Attorneys hope Supreme Court ends prescription drug innovator liability

By Carrie Salls | Sep 7, 2016

SAN FRANCISCO – The California Supreme Court will decide a case that attorneys hope will once-and-for-all put an end to courts allowing brand-name drug manufacturers to be held liable for injuries resulting from use of their products’ generic counterparts.  

A June Minnesota district court drug manufacturer liability ruling shed light on the issue of innovator liability, which the California Supreme Court has agreed to consider after a state appeals court ruled that a similar case can move forward.
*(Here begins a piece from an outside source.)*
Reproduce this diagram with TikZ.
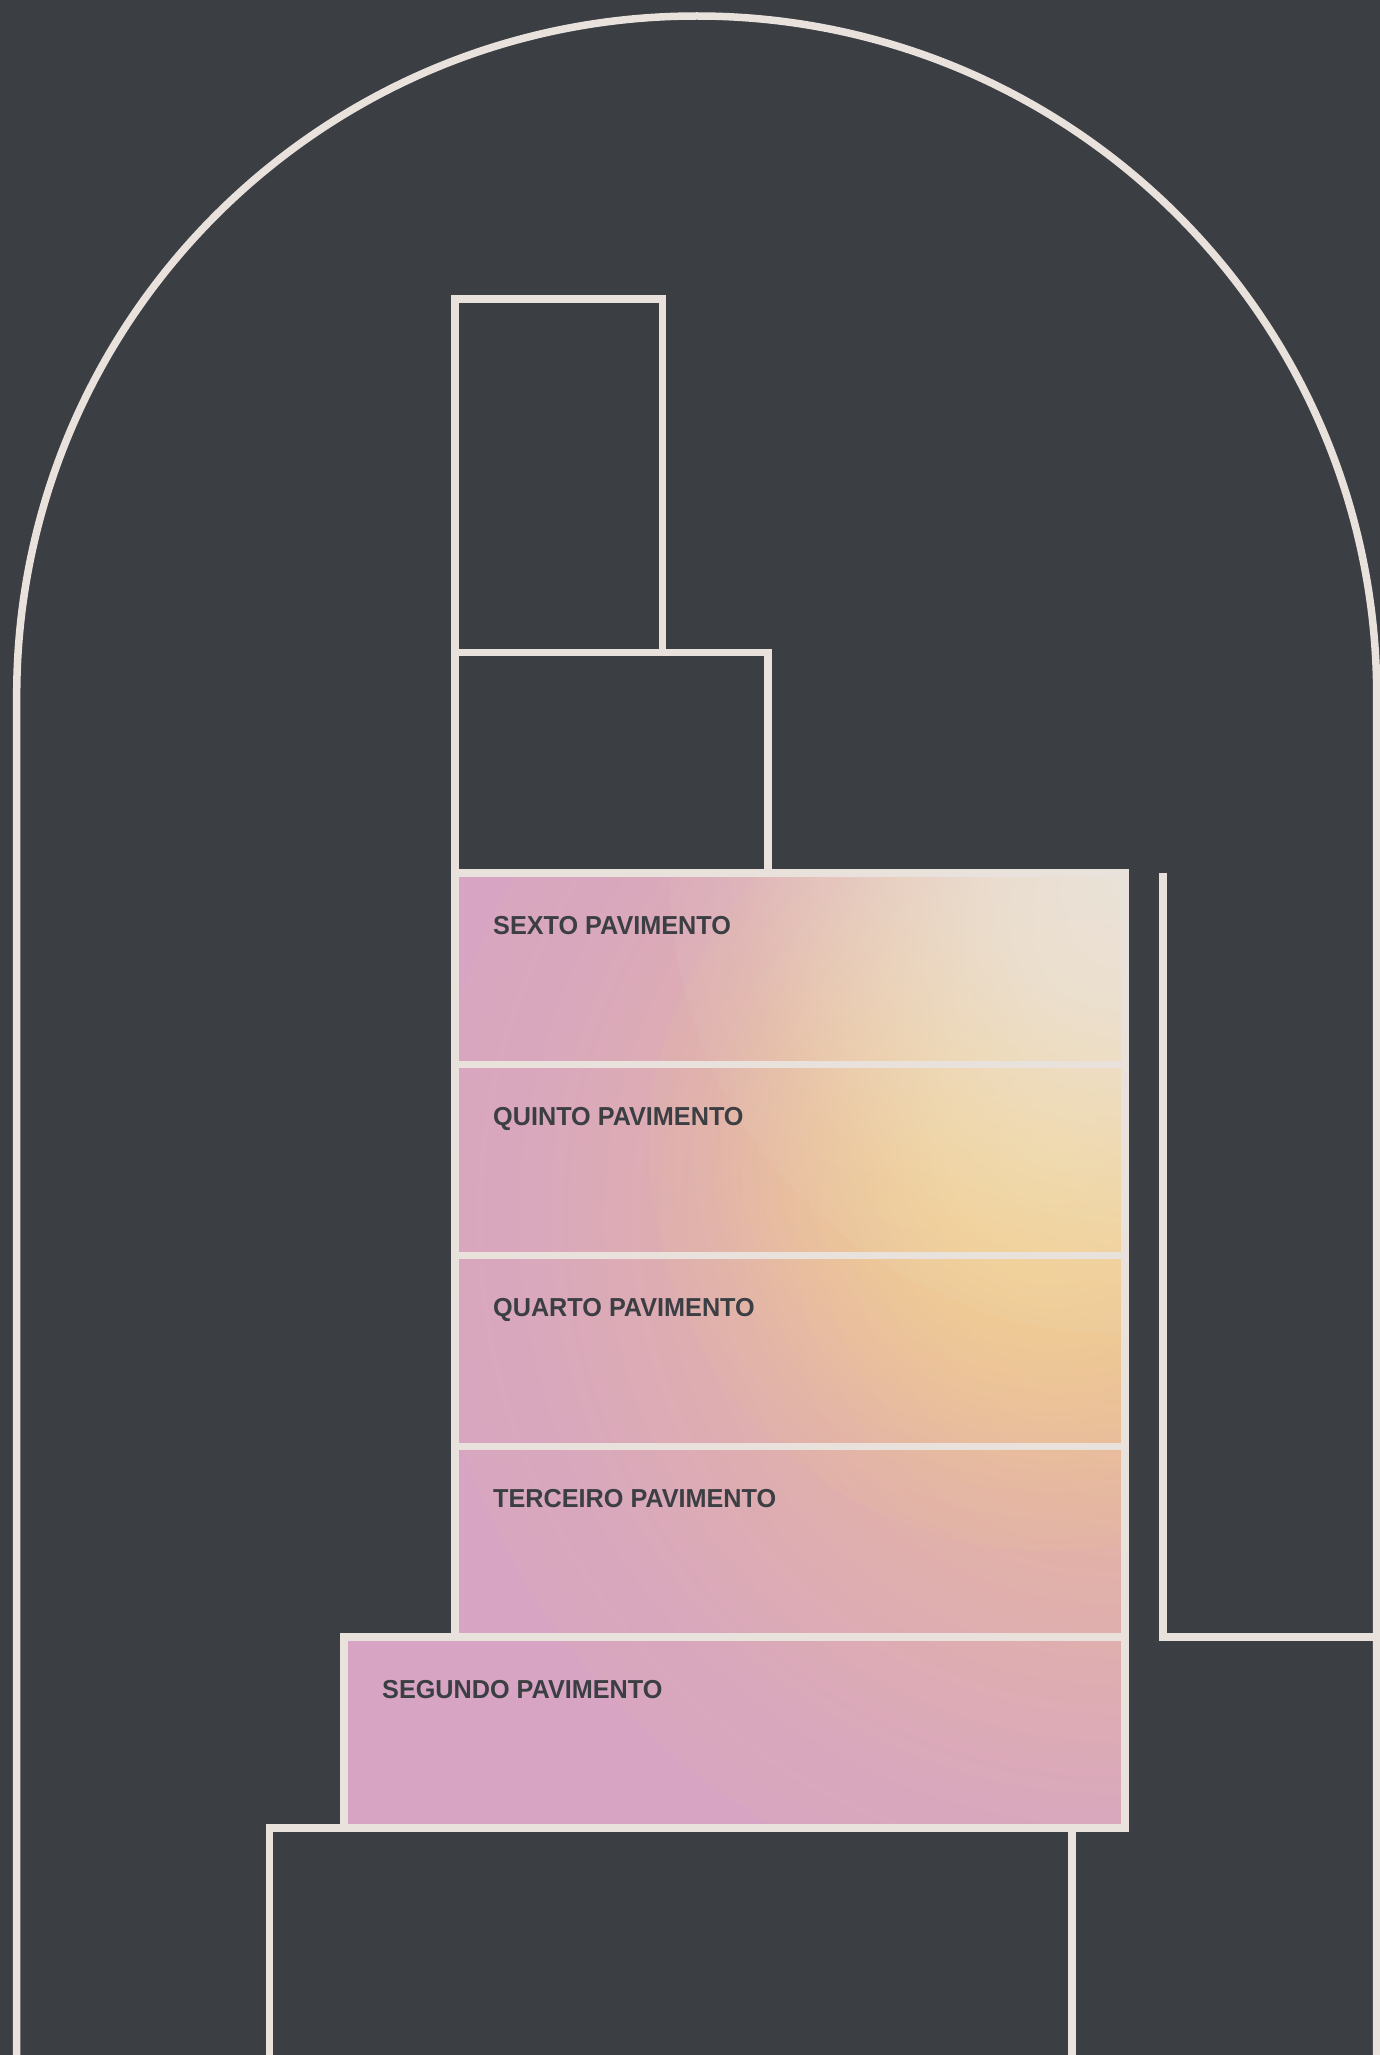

Steven J. Boranian of Reed Smith LLP said innovator liability was rejected in the Gillette v. Boehringer Ingelheim Pharm. Inc., case decided by the U.S. District Court for the District of Minnesota. Boranian said this ruling followed what almost every other court has decided on the innovator liability issue.


“That was the correct result,” Boranian told the Northern California Record.


However, innovator liability has been allowed in some other cases, including Conte v. Wyeth, a 2008 ruling in which a California appeals court went against the tide and ruled that brand-name manufacturers can be liable for injuries allegedly caused by generic drugs.


Under traditional tort law, a product’s seller or manufacturer can be liable to a product user when a product defect causes an injury. However, Boranian said innovator liability is a departure from that core principle.


Normally, when a person uses a branded drug and experiences an injury that he or she attributes to the drug, Boranian said he or she can sue the brand name manufacturer, also known as the “innovator.” When a person uses a generic version of the drug and experiences an injury that he or she attributes to the drug, he or she can sue the generic manufacturer.


Boranian said innovator liability comes into play when someone uses a generic drug, but then sues the branded manufacturer, not the generic manufacturer. In that case, the innovator could be potentially liable for a product that he or she did not make and did not sell.


“That is contrary to well-established product liability law,” Boranian said.


In the case to be considered by the California Supreme Court, TH v. Novartis, the California court of appeal ruled that an innovator liability lawsuit can move forward.


Boranian said the California Supreme Court now has the opportunity to overrule the Conte and TH opinions and hold unequivocally that California law does not allow innovator liability.


“Innovator liability is not innovative,” Boranian said. “It has been roundly rejected outside California with very few exceptions, and it should be rejected here, too.”


The Gillette decision, in which innovator liability was rejected, is tied to a Mirapex multi-district litigation. Although the case was decided by the Minnesota district court, the litigation falls under the Indiana Products Liability Act.


The plaintiff in Gillette alleged that she gambled compulsively because she was taking Mirapex. However, pharmacy records revealed that the gambling issue did not occur until after the plaintiff’s subscription was changed to the generic version of Mirapex from the brand-name drug. However, the plaintiff only sued Mirapex, not the manufacturer of the generic version.